-- start Material provided --

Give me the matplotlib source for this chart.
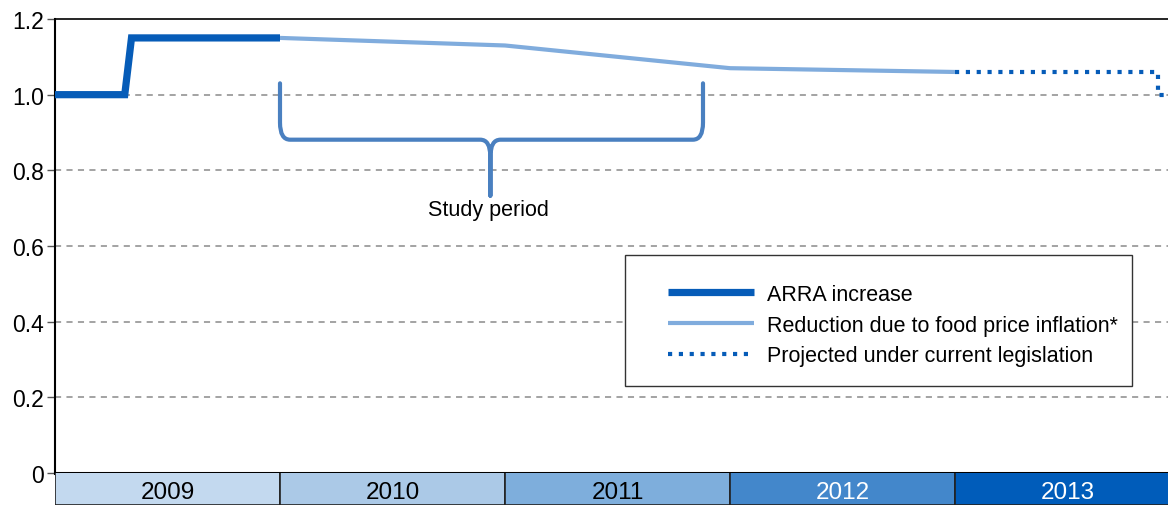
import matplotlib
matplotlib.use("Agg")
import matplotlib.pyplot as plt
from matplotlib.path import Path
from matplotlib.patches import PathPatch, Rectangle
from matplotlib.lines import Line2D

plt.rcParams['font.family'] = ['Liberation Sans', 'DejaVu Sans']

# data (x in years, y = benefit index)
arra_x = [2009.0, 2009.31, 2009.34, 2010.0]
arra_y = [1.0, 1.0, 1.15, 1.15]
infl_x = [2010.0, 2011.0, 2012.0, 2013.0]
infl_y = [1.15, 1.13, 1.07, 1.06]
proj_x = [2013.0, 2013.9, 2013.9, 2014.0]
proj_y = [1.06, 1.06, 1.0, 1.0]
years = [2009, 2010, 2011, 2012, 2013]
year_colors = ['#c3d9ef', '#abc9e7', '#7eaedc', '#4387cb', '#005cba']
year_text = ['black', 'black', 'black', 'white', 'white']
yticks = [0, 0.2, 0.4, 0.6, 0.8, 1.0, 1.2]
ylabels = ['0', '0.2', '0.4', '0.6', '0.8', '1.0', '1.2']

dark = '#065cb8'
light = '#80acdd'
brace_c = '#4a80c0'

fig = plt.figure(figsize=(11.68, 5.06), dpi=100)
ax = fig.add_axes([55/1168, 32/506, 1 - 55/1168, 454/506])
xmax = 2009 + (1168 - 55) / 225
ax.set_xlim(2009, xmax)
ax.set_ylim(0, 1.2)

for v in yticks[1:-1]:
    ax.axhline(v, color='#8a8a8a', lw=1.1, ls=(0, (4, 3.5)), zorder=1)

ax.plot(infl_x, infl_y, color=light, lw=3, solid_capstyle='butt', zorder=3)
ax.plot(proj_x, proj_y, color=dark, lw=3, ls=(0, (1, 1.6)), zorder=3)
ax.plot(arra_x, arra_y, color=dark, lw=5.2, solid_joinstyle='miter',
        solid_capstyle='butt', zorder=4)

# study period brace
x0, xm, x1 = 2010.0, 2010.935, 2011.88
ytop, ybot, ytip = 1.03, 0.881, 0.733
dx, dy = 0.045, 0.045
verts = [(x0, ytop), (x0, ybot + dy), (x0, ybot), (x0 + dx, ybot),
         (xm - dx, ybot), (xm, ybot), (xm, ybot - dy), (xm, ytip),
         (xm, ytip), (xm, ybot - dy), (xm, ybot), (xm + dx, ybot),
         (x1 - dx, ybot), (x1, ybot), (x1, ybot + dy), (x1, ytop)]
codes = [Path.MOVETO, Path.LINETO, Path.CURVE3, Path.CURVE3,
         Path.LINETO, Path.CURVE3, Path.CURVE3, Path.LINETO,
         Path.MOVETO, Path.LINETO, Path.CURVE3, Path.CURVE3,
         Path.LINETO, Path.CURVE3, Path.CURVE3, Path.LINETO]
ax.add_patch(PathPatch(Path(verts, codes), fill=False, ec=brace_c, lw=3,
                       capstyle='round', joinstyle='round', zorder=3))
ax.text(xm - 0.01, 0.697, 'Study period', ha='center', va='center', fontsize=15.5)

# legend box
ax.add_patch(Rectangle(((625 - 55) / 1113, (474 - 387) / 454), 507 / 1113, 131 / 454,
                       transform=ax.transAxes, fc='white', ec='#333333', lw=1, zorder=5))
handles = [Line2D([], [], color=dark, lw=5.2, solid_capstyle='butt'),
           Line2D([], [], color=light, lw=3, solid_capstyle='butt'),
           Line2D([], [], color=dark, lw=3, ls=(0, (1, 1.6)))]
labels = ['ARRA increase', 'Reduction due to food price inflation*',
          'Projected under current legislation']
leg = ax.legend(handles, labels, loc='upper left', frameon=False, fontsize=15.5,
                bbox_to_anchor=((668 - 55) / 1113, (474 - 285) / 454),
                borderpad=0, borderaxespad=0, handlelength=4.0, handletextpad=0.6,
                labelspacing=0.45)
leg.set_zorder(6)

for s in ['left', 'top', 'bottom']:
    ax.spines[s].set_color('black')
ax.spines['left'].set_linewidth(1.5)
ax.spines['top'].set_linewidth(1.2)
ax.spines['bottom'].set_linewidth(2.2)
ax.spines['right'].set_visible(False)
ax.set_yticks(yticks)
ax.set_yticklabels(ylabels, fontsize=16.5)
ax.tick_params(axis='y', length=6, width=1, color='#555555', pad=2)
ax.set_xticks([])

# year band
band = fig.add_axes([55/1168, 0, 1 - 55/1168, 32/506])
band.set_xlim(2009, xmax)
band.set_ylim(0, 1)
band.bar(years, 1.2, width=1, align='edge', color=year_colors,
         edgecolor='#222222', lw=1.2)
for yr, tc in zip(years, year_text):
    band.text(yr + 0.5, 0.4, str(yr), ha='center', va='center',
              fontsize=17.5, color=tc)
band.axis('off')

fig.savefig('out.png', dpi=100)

-- end Material provided --

▸ **Direction**
Output the data above without changes, apart from leaving out the pictures.

▸ **Output for this task**
Give me the matplotlib source for this chart.
import matplotlib
matplotlib.use("Agg")
import matplotlib.pyplot as plt
from matplotlib.path import Path
from matplotlib.patches import PathPatch, Rectangle
from matplotlib.lines import Line2D

plt.rcParams['font.family'] = ['Liberation Sans', 'DejaVu Sans']

# data (x in years, y = benefit index)
arra_x = [2009.0, 2009.31, 2009.34, 2010.0]
arra_y = [1.0, 1.0, 1.15, 1.15]
infl_x = [2010.0, 2011.0, 2012.0, 2013.0]
infl_y = [1.15, 1.13, 1.07, 1.06]
proj_x = [2013.0, 2013.9, 2013.9, 2014.0]
proj_y = [1.06, 1.06, 1.0, 1.0]
years = [2009, 2010, 2011, 2012, 2013]
year_colors = ['#c3d9ef', '#abc9e7', '#7eaedc', '#4387cb', '#005cba']
year_text = ['black', 'black', 'black', 'white', 'white']
yticks = [0, 0.2, 0.4, 0.6, 0.8, 1.0, 1.2]
ylabels = ['0', '0.2', '0.4', '0.6', '0.8', '1.0', '1.2']

dark = '#065cb8'
light = '#80acdd'
brace_c = '#4a80c0'

fig = plt.figure(figsize=(11.68, 5.06), dpi=100)
ax = fig.add_axes([55/1168, 32/506, 1 - 55/1168, 454/506])
xmax = 2009 + (1168 - 55) / 225
ax.set_xlim(2009, xmax)
ax.set_ylim(0, 1.2)

for v in yticks[1:-1]:
    ax.axhline(v, color='#8a8a8a', lw=1.1, ls=(0, (4, 3.5)), zorder=1)

ax.plot(infl_x, infl_y, color=light, lw=3, solid_capstyle='butt', zorder=3)
ax.plot(proj_x, proj_y, color=dark, lw=3, ls=(0, (1, 1.6)), zorder=3)
ax.plot(arra_x, arra_y, color=dark, lw=5.2, solid_joinstyle='miter',
        solid_capstyle='butt', zorder=4)

# study period brace
x0, xm, x1 = 2010.0, 2010.935, 2011.88
ytop, ybot, ytip = 1.03, 0.881, 0.733
dx, dy = 0.045, 0.045
verts = [(x0, ytop), (x0, ybot + dy), (x0, ybot), (x0 + dx, ybot),
         (xm - dx, ybot), (xm, ybot), (xm, ybot - dy), (xm, ytip),
         (xm, ytip), (xm, ybot - dy), (xm, ybot), (xm + dx, ybot),
         (x1 - dx, ybot), (x1, ybot), (x1, ybot + dy), (x1, ytop)]
codes = [Path.MOVETO, Path.LINETO, Path.CURVE3, Path.CURVE3,
         Path.LINETO, Path.CURVE3, Path.CURVE3, Path.LINETO,
         Path.MOVETO, Path.LINETO, Path.CURVE3, Path.CURVE3,
         Path.LINETO, Path.CURVE3, Path.CURVE3, Path.LINETO]
ax.add_patch(PathPatch(Path(verts, codes), fill=False, ec=brace_c, lw=3,
                       capstyle='round', joinstyle='round', zorder=3))
ax.text(xm - 0.01, 0.697, 'Study period', ha='center', va='center', fontsize=15.5)

# legend box
ax.add_patch(Rectangle(((625 - 55) / 1113, (474 - 387) / 454), 507 / 1113, 131 / 454,
                       transform=ax.transAxes, fc='white', ec='#333333', lw=1, zorder=5))
handles = [Line2D([], [], color=dark, lw=5.2, solid_capstyle='butt'),
           Line2D([], [], color=light, lw=3, solid_capstyle='butt'),
           Line2D([], [], color=dark, lw=3, ls=(0, (1, 1.6)))]
labels = ['ARRA increase', 'Reduction due to food price inflation*',
          'Projected under current legislation']
leg = ax.legend(handles, labels, loc='upper left', frameon=False, fontsize=15.5,
                bbox_to_anchor=((668 - 55) / 1113, (474 - 285) / 454),
                borderpad=0, borderaxespad=0, handlelength=4.0, handletextpad=0.6,
                labelspacing=0.45)
leg.set_zorder(6)

for s in ['left', 'top', 'bottom']:
    ax.spines[s].set_color('black')
ax.spines['left'].set_linewidth(1.5)
ax.spines['top'].set_linewidth(1.2)
ax.spines['bottom'].set_linewidth(2.2)
ax.spines['right'].set_visible(False)
ax.set_yticks(yticks)
ax.set_yticklabels(ylabels, fontsize=16.5)
ax.tick_params(axis='y', length=6, width=1, color='#555555', pad=2)
ax.set_xticks([])

# year band
band = fig.add_axes([55/1168, 0, 1 - 55/1168, 32/506])
band.set_xlim(2009, xmax)
band.set_ylim(0, 1)
band.bar(years, 1.2, width=1, align='edge', color=year_colors,
         edgecolor='#222222', lw=1.2)
for yr, tc in zip(years, year_text):
    band.text(yr + 0.5, 0.4, str(yr), ha='center', va='center',
              fontsize=17.5, color=tc)
band.axis('off')

fig.savefig('out.png', dpi=100)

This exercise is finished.